I gently teased the roots out, being careful to make sure the soil from the roots fell into the bucket of water. I placed a layer of good quality potting mix into the base of the new pot, and then placed the plant in the bottom. Then, I tipped the water and soil from the bucket back over the plant. I did this because the plant is healthy and happy. The healthy microbes and fungi from this plant’s existing soil should be saved as much as possible and returned to it. If the plant was sick, I would not have done that.

I topped up the pot with fresh potting mix, making sure it was as upright as possible.

Now I just need to find a big enough cover pot – the basked I had it in is too small! Such a shame, I hate shopping for pots…

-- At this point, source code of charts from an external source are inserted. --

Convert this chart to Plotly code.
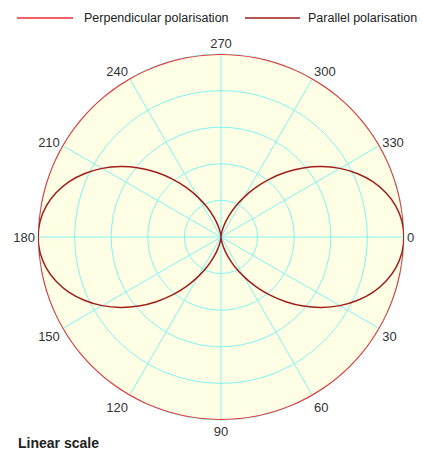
import plotly.graph_objects as go

# Angles in degrees (0..360, step 5)
theta_deg = list(range(0, 365, 5))

# Perpendicular polarisation: constant relative intensity
perp_r = [1.0] * len(theta_deg)

# Parallel polarisation: values
par_quarter = [1.0, 0.992, 0.970, 0.933, 0.883, 0.821, 0.750, 0.671, 0.587,
               0.500, 0.413, 0.329, 0.250, 0.179, 0.117, 0.067, 0.030, 0.008, 0.0]
par_r = (par_quarter + par_quarter[-2::-1] + par_quarter[1:] + par_quarter[-2::-1])

angular_ticks = [0, 30, 60, 90, 120, 150, 180, 210, 240, 270, 300, 330]
angular_labels = [str(t) for t in angular_ticks]

series_names = ["Perpendicular polarisation", "Parallel polarisation"]
series_colors = ["#f52a30", "#a01e1e"]

GRID = "#80f4f2"
fig = go.Figure()
fig.add_trace(go.Scatterpolar(
    r=perp_r, theta=theta_deg, mode="lines", name=series_names[0],
    line=dict(color=series_colors[0], width=2, shape="spline")))
fig.add_trace(go.Scatterpolar(
    r=par_r, theta=theta_deg, mode="lines", name=series_names[1],
    line=dict(color=series_colors[1], width=1.5, shape="spline")))

# Legend drawn as line samples + labels across the top
legend_y = 1 - 18/455
legend_lines = [(17, 73), (245, 300)]
legend_text = [(82, "left"), (419, "right")]
shapes = []
annotations = []
for (x0, x1), (tx, anc), name, col in zip(legend_lines, legend_text, series_names, series_colors):
    shapes.append(dict(type="line", xref="paper", yref="paper", x0=x0/422, x1=x1/422,
                       y0=legend_y, y1=legend_y, line=dict(color=col, width=1.5)))
    annotations.append(dict(text=name, x=tx/422, y=legend_y, xref="paper", yref="paper",
                            xanchor=anc, yanchor="middle", showarrow=False,
                            font=dict(size=12.5, color="#222222")))
annotations.append(dict(text="<b>Linear scale</b>", x=16/422, y=1-443/455, xref="paper",
                        yref="paper", xanchor="left", yanchor="middle", showarrow=False,
                        font=dict(size=14, color="#222222")))

fig.update_layout(
    width=422, height=455,
    margin=dict(l=0, r=0, t=0, b=0),
    paper_bgcolor="white",
    font=dict(family="Liberation Sans, Arial, sans-serif", size=13, color="#333333"),
    showlegend=False,
    polar=dict(
        domain=dict(x=[38/422, 404/422], y=[1-420/455, 1-54/455]),
        bgcolor="#ffffe6",
        radialaxis=dict(range=[0, 1], dtick=0.2, showticklabels=False, ticks="",
                        gridcolor=GRID, gridwidth=1, showline=False, layer="below traces"),
        angularaxis=dict(direction="clockwise", rotation=0,
                         tickmode="array", tickvals=angular_ticks, ticktext=angular_labels,
                         gridcolor=GRID, gridwidth=1, linecolor=GRID, ticks="",
                         layer="below traces",
                         tickfont=dict(size=13, color="#333333")),
    ),
    shapes=shapes,
    annotations=annotations,
)

fig.write_html("out.html", config={"displayModeBar": False},
               post_script="document.body.style.margin='0';")
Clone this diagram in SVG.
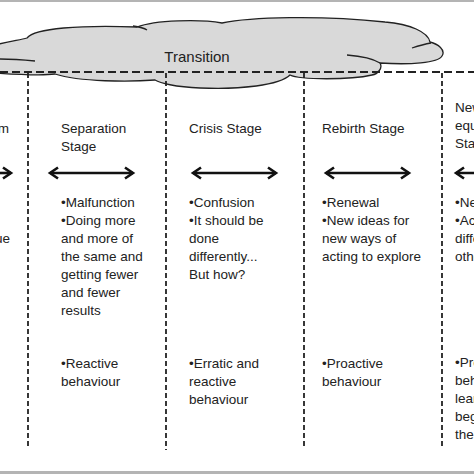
<svg xmlns="http://www.w3.org/2000/svg" width="474" height="474" viewBox="0 0 474 474">
<defs>
<style>
.t{font-family:"Liberation Sans",Arial,sans-serif;font-size:13.5px;fill:#222}
.ttl{font-family:"Liberation Sans",Arial,sans-serif;font-size:15px;fill:#222}
.vd{stroke:#222;stroke-width:1.8;stroke-dasharray:5 3;fill:none}
.hd{stroke:#222;stroke-width:1.8;stroke-dasharray:8 4;fill:none}
.ar{stroke:#111;stroke-width:2.6;fill:none}
.hk{stroke:#222;stroke-width:1.3;fill:none}
</style>
<marker id="ah" viewBox="-2 -7 14 14" markerWidth="14" markerHeight="14" refX="9" refY="0" orient="auto-start-reverse" markerUnits="userSpaceOnUse">
<path d="M1,-5.5 L9,0 L1,5.5" stroke="#111" stroke-width="2.6" fill="none" stroke-linejoin="miter"/>
</marker>
</defs>
<rect x="0" y="0" width="474" height="474" fill="#fff"/>
<rect x="0" y="0" width="474" height="2" fill="#b4b4b4"/>
<rect x="0" y="471" width="474" height="3" fill="#b4b4b4"/>

<g id="cloud">
<path d="M -5,45 C 10,41 20,40 27,38 C 35,28 80,25 137,27 C 155,20 200,19 222,23 C 250,17 320,15 385,22 C 410,24 428,32 430,42 C 438,44 446,50 442,56 C 438,63 410,65 380,63 C 383,68 378,74 372,75 C 350,80 300,80 290,75 C 280,85 240,90 200,88 C 175,87 160,83 155,80 C 130,82 80,82 55,74 C 40,76 10,74 -5,73 Z" fill="#d9d9d9" stroke="#222" stroke-width="1.3"/>
<path class="hk" d="M133,26 C140,27 144,28 147,30"/>
<path class="hk" d="M412,48 C418,46 425,44 431,43"/>
<path class="hk" d="M347,55 C360,56 372,58 380,63"/>
<path class="hk" d="M0,59 C12,59 25,60 35,61"/>
<text class="ttl" x="197" y="62" text-anchor="middle">Transition</text>
</g>

<g id="dividers">
<line class="hd" x1="0" y1="72" x2="474" y2="72"/>
<line class="vd" x1="28" y1="73" x2="28" y2="446"/>
<line class="vd" x1="166" y1="73" x2="166" y2="450"/>
<line class="vd" x1="304" y1="73" x2="304" y2="446"/>
<line class="vd" x1="442" y1="73" x2="442" y2="446"/>
</g>

<g id="connectors">
<line class="ar" x1="-20" y1="173" x2="11" y2="173" marker-end="url(#ah)"/>
<line class="ar" x1="50" y1="173" x2="133" y2="173" marker-start="url(#ah)" marker-end="url(#ah)"/>
<line class="ar" x1="193" y1="173" x2="276" y2="173" marker-start="url(#ah)" marker-end="url(#ah)"/>
<line class="ar" x1="326" y1="173" x2="409" y2="173" marker-start="url(#ah)" marker-end="url(#ah)"/>
<line class="ar" x1="456" y1="173" x2="520" y2="173" marker-start="url(#ah)"/>
</g>

<g id="equilibrium-stage">
<text class="t" x="9" y="132.5" text-anchor="end">m</text>
<text class="t" x="10" y="242.5" text-anchor="end">ue</text>
</g>

<g id="separation-stage">
<text class="t" x="61" y="132.5">Separation</text>
<text class="t" x="61" y="150.5">Stage</text>
<text class="t" x="61" y="206.5">•Malfunction</text>
<text class="t" x="61" y="224.5">•Doing more</text>
<text class="t" x="61" y="242.5">and more of</text>
<text class="t" x="61" y="260.5">the same and</text>
<text class="t" x="61" y="278.5">getting fewer</text>
<text class="t" x="61" y="296.5">and fewer</text>
<text class="t" x="61" y="314.5">results</text>
<text class="t" x="61" y="368">•Reactive</text>
<text class="t" x="61" y="386">behaviour</text>
</g>

<g id="crisis-stage">
<text class="t" x="189" y="132.5">Crisis Stage</text>
<text class="t" x="189" y="206.5">•Confusion</text>
<text class="t" x="189" y="224.5">•It should be</text>
<text class="t" x="189" y="242.5">done</text>
<text class="t" x="189" y="260.5">differently...</text>
<text class="t" x="189" y="278.5">But how?</text>
<text class="t" x="189" y="368">•Erratic and</text>
<text class="t" x="189" y="386">reactive</text>
<text class="t" x="189" y="404">behaviour</text>
</g>

<g id="rebirth-stage">
<text class="t" x="322" y="132.5">Rebirth Stage</text>
<text class="t" x="322" y="206.5">•Renewal</text>
<text class="t" x="322" y="224.5">•New ideas for</text>
<text class="t" x="322" y="242.5">new ways of</text>
<text class="t" x="322" y="260.5">acting to explore</text>
<text class="t" x="322" y="368">•Proactive</text>
<text class="t" x="322" y="386">behaviour</text>
</g>

<g id="new-equilibrium-stage">
<text class="t" x="455" y="112">New</text>
<text class="t" x="455" y="130">equilibrium</text>
<text class="t" x="455" y="148">Stage</text>
<text class="t" x="455" y="206.5">•New</text>
<text class="t" x="455" y="224.5">•Acting</text>
<text class="t" x="455" y="242.5">differently</text>
<text class="t" x="455" y="260.5">others</text>
<text class="t" x="455" y="367">•Proactive</text>
<text class="t" x="455" y="385">behaviour</text>
<text class="t" x="455" y="403">learning</text>
<text class="t" x="455" y="421">beginning</text>
<text class="t" x="455" y="439">the</text>
</g>
</svg>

Weekend garden jobs 8 January 2022

I think I today found the physical limit of how much time I can spend in the garden. Today I:

  • Dug over and shifted two compost bins and set up another one, and spread compost over the tomatoes;
  • Cleaned out the chook shed and chased the chooks away from the raised bed before they ate all the cucumber seedlings;
  • Weeded the back yard veggie beds;
  • Moved the remaining soil leftover from the retaining wall (most of it anyway);
  • Picked a couple of kilos of veggies and fruit;
  • Planted fresh beetroots, lettuces, silverbeet, and zucchini;
  • Swept all the leaves from the back patio;
  • Built a tomato cage;
  • Gave all the veggies a foliar feed;
  • Collapsed.

Now I’m lying on my bed wondering if I can get up to scrub the veggies I still have sitting in a big tub of water and make dinner.

To be honest, I’m not sure. I do want dinner…but my body is protesting heavily.

Thank goodness I’m only a part-time gardener.